Drug maker Eli Lilly & Company agreed Thursday to pay federal and state governments more than $1.4 billion for its improper off-label marketing of Zyprexa, a popular schizophrenia medicine. Lilly will pay $800 million to settle civil charges, while $515 million will be paid as part of a guilty plea to a misdemeanor violation of the Food, Drug and Cosmetic Act. The Department of Justice called it the largest corporate criminal fine in history.
The pharmaceutical giant marketed the drug to treat disruptive children and Alzheimer's disease in seniors, even though the Food and Drug Administration only approved Zyprexa for schizophrenia and a certain type of bipolar disorder. In fact, the medicine caused increased risk for heart failure and pneumonia in seniors and weight gain and diabetes in children.
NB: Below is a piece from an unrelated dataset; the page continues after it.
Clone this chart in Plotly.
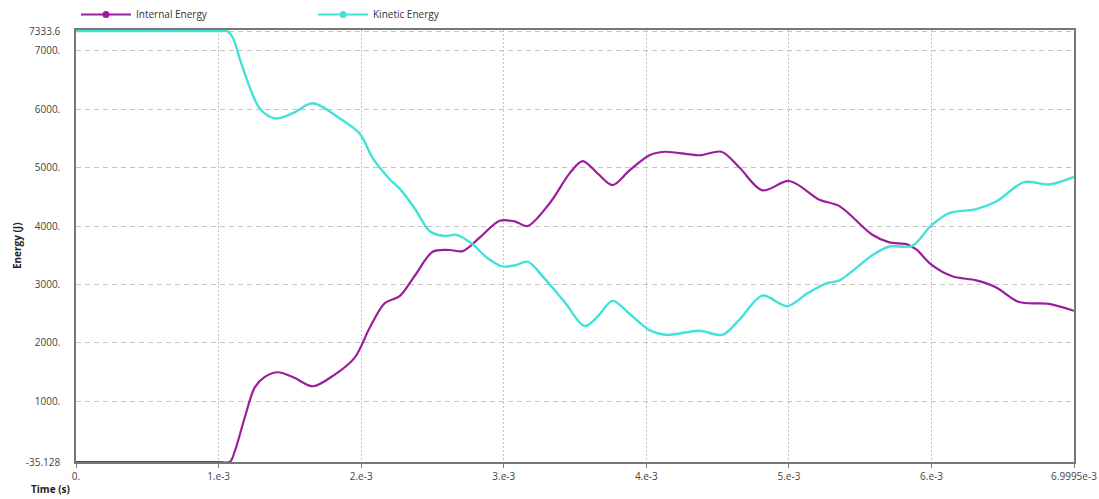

Six whistleblowers, former Lilly employees who brought the complaint, will share approximately 18 percent of the settlement. In the complaint, they alleged Lilly illegally pushed off-label use of the drug with tactics that included planting employees to ask questions at lectures and conferences and downplaying the risk of diabetes from using Zyprexa with a video that cited scientific studies of "questionable integrity."
As part of the settlement, Lilly does not admit to the civil allegations.
"Every day and with every interaction we strive to operate in a responsible and compliant manner," said Lilly's chairman, president and CEO, John Lechleiter, in a statement. "Doing the right thing is non-negotiable at Lilly, and I remain personally committed to all of us at Lilly maintaining the highest standards of conduct."